Historically, the crypto market has undergone periods of immense growth and rapid contraction. For example, after the major bull run in 2017 the crypto market experienced a major crash, dropping from 800 billion USD to 100 billion USD in market capitalization. In 2021, the market rebounded to a high of 2.5 trillion USD which was followed by another contraction to around 900 billion USD at the time of publishing.
Crypto market cap. Source: TradingView
2. HODL pressure
“Hold on for Dear Life” is the battle cry of some crypto traders who believe that the market will continue to grow in value. However, the pressure to HODL a coin in unfavourable market conditions can be just as emotion fuelled as panic selling. If adequate due diligence is performed and all signs point to selling, it would be equally irrational to continue holding.
It is a common mistake for traders to become overly attached to their holdings and ignore the market’s reality. If catastrophic news hits a particular coin and its price begins to tumble, mindlessly holding in the hope of a grand recovery can end up crippling a portfolio. Everyone, even professionals, makes bad trades from time to time. Investors need to be humble and accept when they have made a mistake. Selling at a loss during a crypto bear market can be a viable strategy, to reduce your exposure or invest elsewhere.
Did You Know?
HODL pressure can resemble a classic psychological trap – the ‘sunk cost fallacy’. This fallacy refers to the theory that humans have a predisposition to continue working toward something because of a prior investment (be it money, time, or effort), even when an objective assessment would indicate that it is better to cut one’s losses.
A real-world example might be buying an album from an unfamiliar band. Even after not liking it the first ten times, the buyer continues playing it repeatedly to “make the most of your investment” when they would be better off simply listening to a different artist.
3. Attempting to pick the bottom
Trying to time the market is another potential mistake beginners can make when embarking on their investment journey. Selling when a cryptocurrency is at its peak price, and buying when it is at its bottom, is almost impossible. If it were easy, everybody would be rich. While research and experience can help traders pick smart entry and exit points, waiting for the “perfect time” to buy during a bear market can result in opportunity costs.
Conversely, holding an asset for too long with the expectation that it will rebound can exacerbate the damage. Timing the bottom can be more challenging in cryptocurrency markets, which are traditionally subject to significant fluctuation.
One way to avoid the guesswork altogether is to employ a dollar-cost average (DCA) strategy. DCA involves repeatedly investing a set amount of money into an asset, regardless of its price. This strategy gives traders broad exposure to the price of an asset over time and means they do not have to worry about attempting to pick a coin’s bottom.

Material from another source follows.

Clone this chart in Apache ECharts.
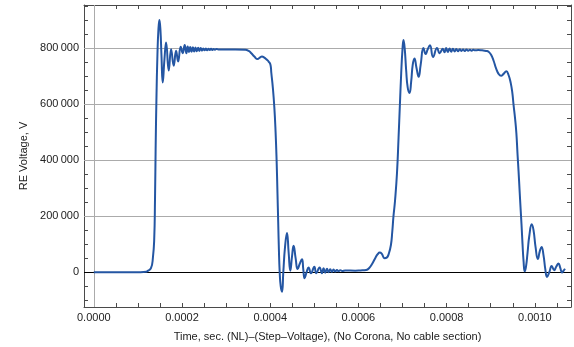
<!DOCTYPE html>
<html>
<head>
<meta charset="utf-8">
<script src="https://cdn.jsdelivr.net/npm/echarts@6/dist/echarts.min.js"></script>
<style>
  html, body { margin: 0; padding: 0; background: #fff; }
  #chart { width: 574px; height: 347px; }
</style>
</head>
<body>
<div id="chart"></div>
<script>
// Receiving-end voltage for a step excitation, sampled at the turning points of the waveform.
// Time in microseconds, voltage in volts.
const timeUs = [
  0, 60.5, 105.8, 119.4, 121.6, 129.6, 134.1, 137.0, 138.8, 140.2, 142.0, 144.3, 146.5, 148.8,
  151.1, 153.4, 156.3, 160.2, 164.0, 169.9, 175.3, 181.2, 186.6, 191.2, 197.1, 201.6, 206.1, 210.0,
  212.9, 215.9, 218.8, 221.7, 224.7, 227.6, 230.6, 233.5, 236.5, 239.4, 242.4, 245.3, 248.2, 251.2,
  254.1, 257.1, 260.0, 263.0, 265.9, 268.9, 271.8, 274.7, 277.9, 282.4, 298.3, 321.0, 343.6,
  351.1, 357.2, 364.0, 371.5, 376.4, 381.4, 386.6, 391.2, 396.4, 400.7, 402.5, 405.9, 409.3,
  412.2, 414.5, 416.5, 418.1, 419.7, 421.5, 423.8, 426.8, 429.7, 433.6, 438.0, 441.8, 445.5,
  449.4, 453.0, 457.6, 462.1, 467.0, 472.0, 475.0, 477.9, 482.5, 487.0, 492.5, 500.0, 504.4,
  511.9, 517.3, 521.0, 524.8, 528.7, 532.3, 536.1, 540.0, 543.6, 547.5, 551.3, 554.9, 558.8,
  563.3, 570.1, 592.7, 604.1, 617.7, 624.5, 631.3, 638.1, 643.7, 648.3, 652.8, 659.2, 664.2,
  668.7, 673.7, 676.8, 679.5, 683.0, 687.5, 691.0, 694.1, 697.0, 699.7, 702.2, 704.9,
  708.3, 711.7, 715.8, 719.6, 723.1, 727.1, 731.6, 736.6, 741.1, 747.5, 752.5, 756.9, 762.2,
  769.3, 778.3, 784.2, 791.2, 795.0, 798.9, 802.7, 806.6, 810.4, 814.3, 818.1, 822.0, 825.8,
  829.7, 833.5, 837.4, 841.2, 845.1, 848.9, 852.8, 856.6, 860.5, 864.6, 871.4, 880.4, 889.5,
  895.1, 900.8, 906.5, 912.1, 917.8, 923.5, 929.1, 935.4, 940.4, 945.4, 949.0, 951.7, 955.1,
  958.1, 960.8, 963.1, 965.5, 967.6, 969.8, 972.1, 974.4, 977.1, 980.0, 983.5, 987.5, 993.0,
  997.0, 1001.6, 1006.8, 1011.3, 1015.2, 1019.7, 1023.8, 1027.6, 1032.8, 1038.3, 1043.9,
  1048.7, 1053.6, 1057.7, 1061.5, 1065.0, 1068.4
];
const voltage = [
  0, 0, 0, 1000, 3600, 14000, 53000, 117000, 260000, 438000, 616000, 776000, 865000, 900000,
  865000, 776000, 677000, 760000, 820000, 720000, 796000, 737000, 791000, 752000, 805000, 782000, 811000, 782000,
  806000, 786000, 804000, 787000, 803000, 788000, 802000, 789000, 801000, 790000, 800000, 791000, 799000, 792000,
  799000, 792000, 798000, 793000, 798000, 793000, 797000, 794000, 797000, 795000, 795000, 795000, 794000,
  790000, 782000, 770000, 761000, 766000, 770000, 766000, 760000, 752000, 740000, 712000, 660000, 590000,
  500000, 400000, 280000, 180000, 80000, 0, -50000, -70000, 0, 90000, 140000, 70000, 5000,
  55000, 94000, 50000, 11000, 30000, 46000, 10000, -22000, 0, 17000, -4000, 19000, -4000,
  17000, -4000, 14000, -2000, 12000, 0, 10000, 1000, 9000, 2000, 8000, 3000, 7000,
  4000, 6000, 5000, 6000, 8000, 15000, 30000, 50000, 64000, 70000, 66000, 50000, 52000,
  65000, 97000, 145000, 200000, 255000, 355000, 480000, 600000, 710000, 790000, 829000, 800000,
  720000, 660000, 640000, 680000, 740000, 763000, 730000, 698000, 740000, 800000, 779000, 795000, 810000,
  768000, 800000, 782000, 798000, 785000, 800000, 786000, 799000, 787000, 798000, 788000, 797000, 789000,
  796000, 790000, 795000, 790000, 795000, 791000, 794000, 791000, 794000, 792000, 793000, 792000, 790000,
  787000, 776000, 755000, 728000, 708000, 701000, 708000, 717000, 704000, 675000, 640000, 598000, 550000,
  497000, 420000, 360000, 290000, 230000, 170000, 100000, 40000, 3000, 20000, 70000, 130000, 171000,
  150000, 90000, 47000, 75000, 90000, 60000, 10000, -17000, 0, 22000, 7000,
  20000, 31000, 15000, -1000, 5000, 12000
];

// Axis ticks and labels (seconds / volts)
const xLabelValues = [0, 0.0002, 0.0004, 0.0006, 0.0008, 0.0010];
const xGridValues = [0.0002, 0.0004, 0.0006, 0.0008, 0.0010];
const xTickValues = [0, 0.00005, 0.0001, 0.00015, 0.0002, 0.00025, 0.0003, 0.00035, 0.0004, 0.00045,
  0.0005, 0.00055, 0.0006, 0.00065, 0.0007, 0.00075, 0.0008, 0.00085, 0.0009, 0.00095, 0.001, 0.00105];
const yLabelValues = [0, 200000, 400000, 600000, 800000];
const yGridValues = [200000, 400000, 600000, 800000];
const yTickValues = [-100000, -50000, 0, 50000, 100000, 150000, 200000, 250000, 300000, 350000, 400000,
  450000, 500000, 550000, 600000, 650000, 700000, 750000, 800000, 850000, 900000, 950000];

const xRange = [-0.0000222, 0.001082];
const yRange = [-124500, 954000];

const points = timeUs.map((t, i) => [t * 1e-6, voltage[i]]);

const FONT = "'Liberation Sans', Arial, sans-serif";
const frameColor = '#4a4a4a';
const textColor = '#222';

function groupThousands(v) {
  if (v === 0) return '0';
  const s = String(Math.round(v));
  return s.slice(0, s.length - 3) + '\u2009' + s.slice(s.length - 3);
}

function xAxisDef(position, withLabels) {
  return {
    type: 'value', position, min: xRange[0], max: xRange[1],
    axisLine: { show: true, onZero: false, lineStyle: { color: frameColor, width: 1 } },
    axisTick: { show: true, inside: true, length: 4, customValues: xTickValues,
      lineStyle: { color: frameColor, width: 1 } },
    axisLabel: withLabels ? {
      show: true, customValues: xLabelValues, margin: 5,
      color: textColor, fontFamily: FONT, fontSize: 11,
      formatter: v => v.toFixed(4)
    } : { show: false },
    splitLine: { show: false },
    name: withLabels ? 'Time, sec. (NL)\u2013(Step\u2013Voltage), (No Corona, No cable section)' : '',
    nameLocation: 'middle', nameGap: 24,
    nameTextStyle: { color: textColor, fontFamily: FONT, fontSize: 11 }
  };
}

function yAxisDef(position, withLabels) {
  return {
    type: 'value', position, min: yRange[0], max: yRange[1],
    axisLine: { show: true, onZero: false, lineStyle: { color: frameColor, width: 1 } },
    axisTick: { show: true, inside: true, length: 4, customValues: yTickValues,
      lineStyle: { color: frameColor, width: 1 } },
    axisLabel: withLabels ? {
      show: true, customValues: yLabelValues, margin: 5,
      color: textColor, fontFamily: FONT, fontSize: 11,
      formatter: groupThousands
    } : { show: false },
    splitLine: { show: false },
    name: withLabels ? 'RE Voltage, V' : '',
    nameLocation: 'middle', nameGap: 48, nameRotate: 90,
    nameTextStyle: { color: textColor, fontFamily: FONT, fontSize: 11 }
  };
}

const chart = echarts.init(document.getElementById('chart'), null, { renderer: 'canvas' });
chart.setOption({
  animation: false,
  backgroundColor: '#fff',
  grid: { left: 84, right: 3, top: 5, bottom: 39, containLabel: false },
  xAxis: [xAxisDef('bottom', true), xAxisDef('top', false)],
  yAxis: [yAxisDef('left', true), yAxisDef('right', false)],
  series: [{
    type: 'line',
    xAxisIndex: 0, yAxisIndex: 0,
    data: points,
    smooth: 0.5,
    symbol: 'none',
    z: 3,
    lineStyle: { color: '#2456a3', width: 2 },
    markLine: {
      silent: true, symbol: 'none', z: 1,
      label: { show: false },
      lineStyle: { color: '#ababab', type: 'solid', width: 1 },
      data: [
        ...xGridValues.map(v => ({ xAxis: v })),
        ...yGridValues.map(v => ({ yAxis: v })),
        { yAxis: 0, lineStyle: { color: '#000', width: 1, type: 'solid' } }
      ]
    }
  }]
});
</script>
</body>
</html>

For beginners wanting to invest but not wanting to sweat on every fluctuation a “time in the market, not timing the market” approach may be desirable. However, there are pros and cons to any strategy, and a DCA strategy may not perform better than a lump sum investment.
4. Resource management
A bear market can present crypto traders with opportunities to lower the average entry price of their investments (if previous investments were made at a higher price) or add cryptocurrencies to their portfolios at lower prices than when in a bull market. However, it is often a mistake to go “all in” during such timeframes. For starters, large-scale bear markets can result in investors’ net worth shrinking, so it is important to ensure sufficient funds are kept aside in case of a financial emergency.
5. Investing in projects before researching them
The term “due diligence” gets thrown around in investment circles. In trading, the term means to perform adequate research and planning before making a trade. Cryptocurrencies – and their underlying or alleged use cases – can be confusing for most people, even the most tech-savvy traders.
There are tonnes of helpful information available for traders to browse through, like YouTube videos, learn hubs and various online communities. However, solely relying on one resource for research is not recommended, as there is potential for bias and undisclosed interests on a publication-to-publication basis.
An excellent way to work around this is by getting involved in the project before putting any money toward it. That way, investors can form their own unbiased opinion on how the application runs, its value to consumers and its future potential. If an investor is interested in a new payment cryptocurrency, they can experience the process by making a transaction with that coin.
Blockchain has started expanding to new domains such as DeFi and metaverse, allowing for new ways to get involved.
Sandbox, Axie Infinity and Decentraland are three well-known crypto metaverse projects. A great way to help determine which project has the best potential is to try all three games while asking questions like how fun the game was and how easy it was to start playing.
And remember to avoid the hype. Large valuations do not always mean a project is poised for success and vice versa. A recent survey of prominent metaverse projects showed that despite enormous valuations, some platforms had surprisingly few active users.
6. Emotional trading
Investing in anything naturally contains an element of emotion. When money is at stake, people tend to ride the highs and hurt with the lows. Due to its volatile nature, the crypto market can evoke strong emotions – like panic or ecstasy. Many that got into crypto early will have experienced massive rushes and fond memories as Bitcoin, Ethereum, and other coins hit massive all-time highs. However, as bear markets come into the fray and downturns ensue, these emotions can quickly turn around.
Trading with emotion is a common mistake made by crypto traders, especially in a bear market. As initial gains slip away, it can be easy to adopt a mindset of “revenge trading” by finding the next big gainer. However, such an attitude may result in ill-advised investments in obscure, risky coins without sound fundamentals.
By taking emotion out of the equation, investors are less likely to fall into the trap of “chasing the dragon” and instead adopt a risk-adverse approach and invest in coins with more substantial long-term potential.
A crypto bear market can be one of the most challenging times for a new crypto investor. Sustained price declines can wreak havoc on their mental health, portfolios, and financial well-being. This stress, combined with inexperience, can lead to several avoidable mistakes. By navigating crypto bear markets with a clear mind and making decisions based on risk, logic and research, investors can find themselves in a better position.